Anhang 4 beschreibt Mindestvorschriften zur Verbesserung der Sicherheit und des Gesundheitsschutzes der Beschäftigten, die durch gefährliche explosionsfähige Atmosphäre gefährdet werden können, und Kriterien für die Auswahl von Geräten und Schutzsystemen Genannt werden organisatorische Maßnahmen wie die Unterweisung der Beschäftigten und Explosionsschutzmaßnahmen. Maßgeblich sind hier die Ergebnisse aus der Gefährdungsbeurteilung und die Angaben im Explosionsschutzdokument.
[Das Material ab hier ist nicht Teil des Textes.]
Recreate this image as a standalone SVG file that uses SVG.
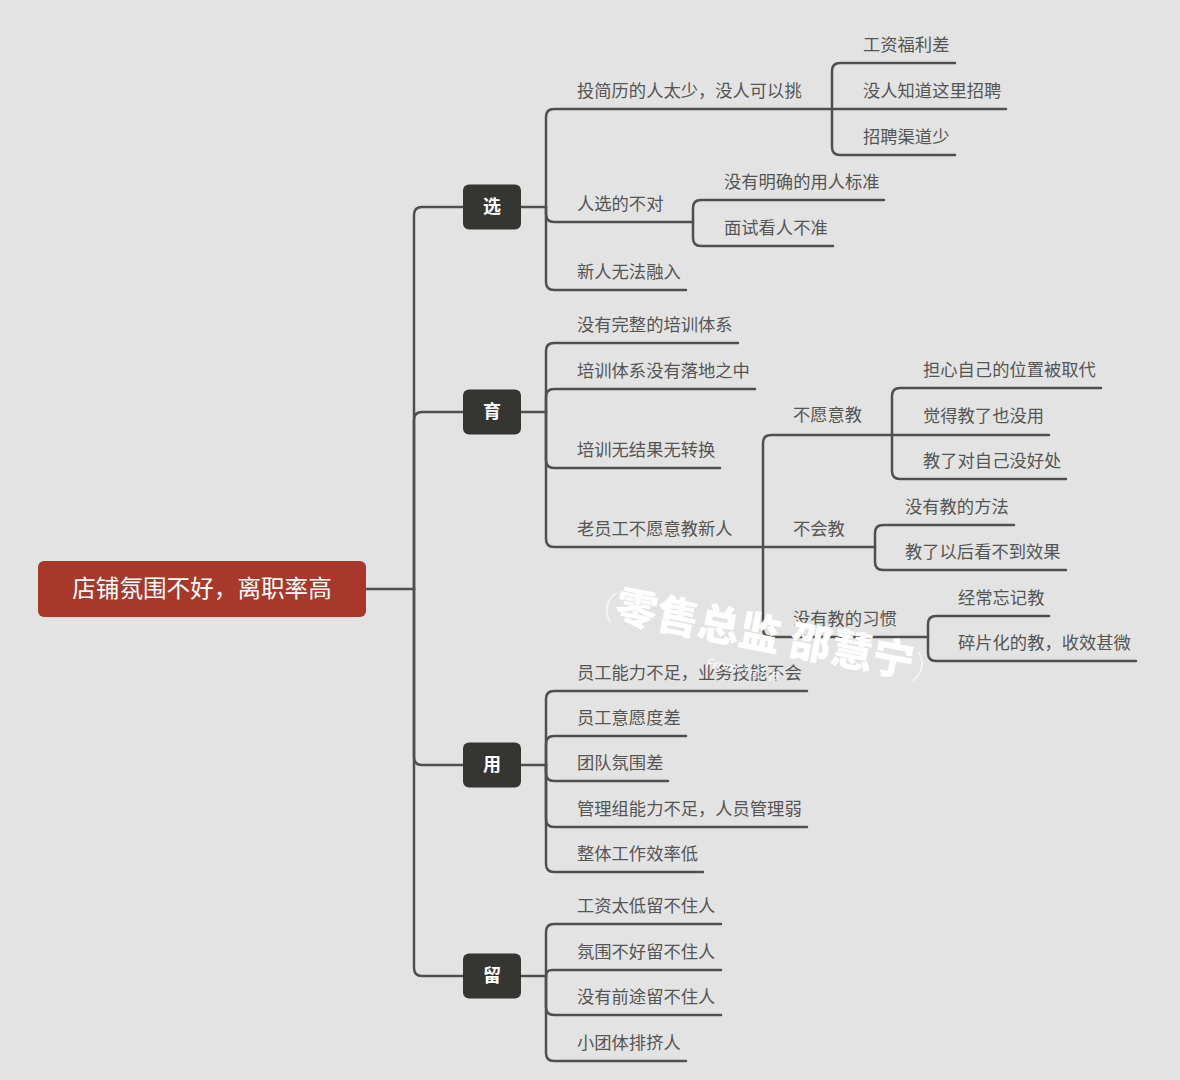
<svg xmlns="http://www.w3.org/2000/svg" width="1180" height="1080" viewBox="0 0 1180 1080">
<style>
.bg{fill:#e3e3e3}
.ln{fill:none;stroke:#4f4f4f;stroke-width:2.5;stroke-linecap:round}
.t{font-family:"Noto Sans CJK SC","Noto Sans",sans-serif;font-size:17.3px;fill:#555}
.l1 rect{fill:#353531}
.l1 text{font-family:"Noto Sans CJK SC","Noto Sans",sans-serif;font-size:18px;font-weight:bold;fill:#fff;text-anchor:middle}
.root rect{fill:#a8392a}
.root text{font-family:"Noto Sans CJK SC","Noto Sans",sans-serif;font-size:23.6px;fill:#fff;text-anchor:middle}
.wm{font-family:"Noto Sans CJK SC","Noto Sans",sans-serif;fill:#fff}
</style>
<rect class="bg" x="0" y="0" width="1180" height="1080"/>
<g id="connectors">
<path class="ln" d="M366,589 H414"/>
<path class="ln" d="M414,589 V215 Q414,207 422,207 H463"/>
<path class="ln" d="M414,589 V420 Q414,412 422,412 H463"/>
<path class="ln" d="M414,589 V757 Q414,765 422,765 H463"/>
<path class="ln" d="M414,589 V968 Q414,976 422,976 H463"/>
<path class="ln" d="M521,207 H546"/>
<path class="ln" d="M521,412 H546"/>
<path class="ln" d="M521,765 H546"/>
<path class="ln" d="M521,976 H546"/>
<!-- 选 -->
<path class="ln" d="M546,207 V117 Q546,109 554,109 H832"/>
<path class="ln" d="M832,109 V71 Q832,63 840,63 H955"/>
<path class="ln" d="M832,109 H1006"/>
<path class="ln" d="M832,109 V147 Q832,155 840,155 H955"/>
<path class="ln" d="M546,207 V214 Q546,222 554,222 H693"/>
<path class="ln" d="M693,222 V208 Q693,200 701,200 H884"/>
<path class="ln" d="M693,222 V238 Q693,246 701,246 H833"/>
<path class="ln" d="M546,207 V282 Q546,290 554,290 H686"/>
<!-- 育 -->
<path class="ln" d="M546,412 V351 Q546,343 554,343 H738"/>
<path class="ln" d="M546,412 V397 Q546,389 554,389 H755"/>
<path class="ln" d="M546,412 V460 Q546,468 554,468 H720"/>
<path class="ln" d="M546,412 V539 Q546,547 554,547 H763"/>
<path class="ln" d="M763,547 V443 Q763,435 771,435 H892"/>
<path class="ln" d="M892,435 V396 Q892,388 900,388 H1101"/>
<path class="ln" d="M892,435 H1049"/>
<path class="ln" d="M892,435 V471 Q892,479 900,479 H1066"/>
<path class="ln" d="M763,547 H875"/>
<path class="ln" d="M875,547 V533 Q875,525 883,525 H1014"/>
<path class="ln" d="M875,547 V562 Q875,570 883,570 H1066"/>
<path class="ln" d="M763,547 V629 Q763,637 771,637 H928"/>
<path class="ln" d="M928,637 V624 Q928,616 936,616 H1049"/>
<path class="ln" d="M928,637 V653 Q928,661 936,661 H1136"/>
<!-- 用 -->
<path class="ln" d="M546,765 V699 Q546,691 554,691 H807"/>
<path class="ln" d="M546,765 V744 Q546,736 554,736 H686"/>
<path class="ln" d="M546,765 V773 Q546,781 554,781 H668"/>
<path class="ln" d="M546,765 V819 Q546,827 554,827 H807"/>
<path class="ln" d="M546,765 V864 Q546,872 554,872 H703"/>
<!-- 留 -->
<path class="ln" d="M546,976 V932 Q546,924 554,924 H721"/>
<path class="ln" d="M546,976 Q546,970 552,970 H721"/>
<path class="ln" d="M546,976 V1007 Q546,1015 554,1015 H721"/>
<path class="ln" d="M546,976 V1053 Q546,1061 554,1061 H686"/>
</g>
<g id="root" class="root"><rect x="38" y="561" width="328" height="56" rx="6"/><text x="202" y="597">店铺氛围不好，离职率高</text></g>
<g id="n-xuan" class="l1"><rect x="463" y="184.5" width="58" height="45" rx="6"/><text x="492" y="213">选</text></g>
<g id="n-yu" class="l1"><rect x="463" y="389.5" width="58" height="45" rx="6"/><text x="492" y="418">育</text></g>
<g id="n-yong" class="l1"><rect x="463" y="742.5" width="58" height="45" rx="6"/><text x="492" y="771">用</text></g>
<g id="n-liu" class="l1"><rect x="463" y="953.5" width="58" height="45" rx="6"/><text x="492" y="982">留</text></g>
<g id="xuan-children">
<g id="x1"><text class="t" x="577" y="97">投简历的人太少，没人可以挑</text></g>
<g id="x1a"><text class="t" x="863" y="51">工资福利差</text></g>
<g id="x1b"><text class="t" x="863" y="97">没人知道这里招聘</text></g>
<g id="x1c"><text class="t" x="863" y="143">招聘渠道少</text></g>
<g id="x2"><text class="t" x="577" y="210">人选的不对</text></g>
<g id="x2a"><text class="t" x="724" y="188">没有明确的用人标准</text></g>
<g id="x2b"><text class="t" x="724" y="234">面试看人不准</text></g>
<g id="x3"><text class="t" x="577" y="278">新人无法融入</text></g>
</g>
<g id="yu-children">
<g id="y1"><text class="t" x="577" y="331">没有完整的培训体系</text></g>
<g id="y2"><text class="t" x="577" y="377">培训体系没有落地之中</text></g>
<g id="y3"><text class="t" x="577" y="456">培训无结果无转换</text></g>
<g id="y4"><text class="t" x="577" y="535">老员工不愿意教新人</text></g>
<g id="y4a"><text class="t" x="793" y="421">不愿意教</text></g>
<g id="y4a1"><text class="t" x="923" y="376">担心自己的位置被取代</text></g>
<g id="y4a2"><text class="t" x="923" y="422">觉得教了也没用</text></g>
<g id="y4a3"><text class="t" x="923" y="467">教了对自己没好处</text></g>
<g id="y4b"><text class="t" x="793" y="535">不会教</text></g>
<g id="y4b1"><text class="t" x="905" y="513">没有教的方法</text></g>
<g id="y4b2"><text class="t" x="905" y="558">教了以后看不到效果</text></g>
<g id="y4c"><text class="t" x="793" y="625">没有教的习惯</text></g>
<g id="y4c1"><text class="t" x="958" y="604">经常忘记教</text></g>
<g id="y4c2"><text class="t" x="958" y="649">碎片化的教，收效甚微</text></g>
</g>
<g id="yong-children">
<g id="u1"><text class="t" x="577" y="679">员工能力不足，业务技能不会</text></g>
<g id="u2"><text class="t" x="577" y="724">员工意愿度差</text></g>
<g id="u3"><text class="t" x="577" y="769">团队氛围差</text></g>
<g id="u4"><text class="t" x="577" y="815">管理组能力不足，人员管理弱</text></g>
<g id="u5"><text class="t" x="577" y="860">整体工作效率低</text></g>
</g>
<g id="liu-children">
<g id="l1"><text class="t" x="577" y="912">工资太低留不住人</text></g>
<g id="l2"><text class="t" x="577" y="958">氛围不好留不住人</text></g>
<g id="l3"><text class="t" x="577" y="1003">没有前途留不住人</text></g>
<g id="l4"><text class="t" x="577" y="1049">小团体排挤人</text></g>
</g>
<g id="watermark" transform="rotate(11 765 633)">
<text class="wm" x="765" y="649" text-anchor="middle" font-size="42" font-weight="900"><tspan font-weight="300" font-size="32" opacity="0.7">（</tspan>零售总监 邵慧宁<tspan font-weight="300" font-size="32" opacity="0.7">）</tspan></text>
<text class="wm" x="712" y="678" font-size="13" font-style="italic" opacity="0.9">From 小红书</text>
</g>
</svg>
Das technische Regelwerk zu außer Kraft gesetzten Verordnungen bleibt so lange erhalten, bis es durch die auf die BetrSichV gestützten technischen Regeln ersetzt worden ist. Erarbeitet werden die technischen Regeln vom Ausschuss für Betriebssicherheit (ABS) und seinen Unterausschüssen. Im ABS sind Mitglieder vertreten:
- der öffentlichen und privaten Arbeitgeber
- der Gewerkschaften
- der Länderbehörden
- der Träger der gesetzlichen Unfallversicherung
- der zugelassenen Stellen
- der Hochschulen und der Wissenschaft.
Ergänzt werden die technische Regeln durch fach- und branchenspezifische Handlungshilfen, z. B. der Berufsgenossenschaften. Darin besteht ein wesentlicher Unterschied zu anderen technischen Regeln, z. B. aus dem Gefahrstoffbereich. Während die Technischen Regeln für Gefahrstoffe (TRGS) konkrete Maßnahmen nennen, bleiben die Technischen Regeln für Betriebssicherheit eher allgemein. Grund dafür ist die Vielzahl möglicher branchenspezifischer Maßnahmen. Die Anwendung dieser beispielhaft genannten Maßnahmen löst die Vermutungswirkung aus. Erläuterungen zu den beispielhaft genannten Maßnahmen geben eine praktische Hilfe, ohne jedoch vermutungswirkend zu sein.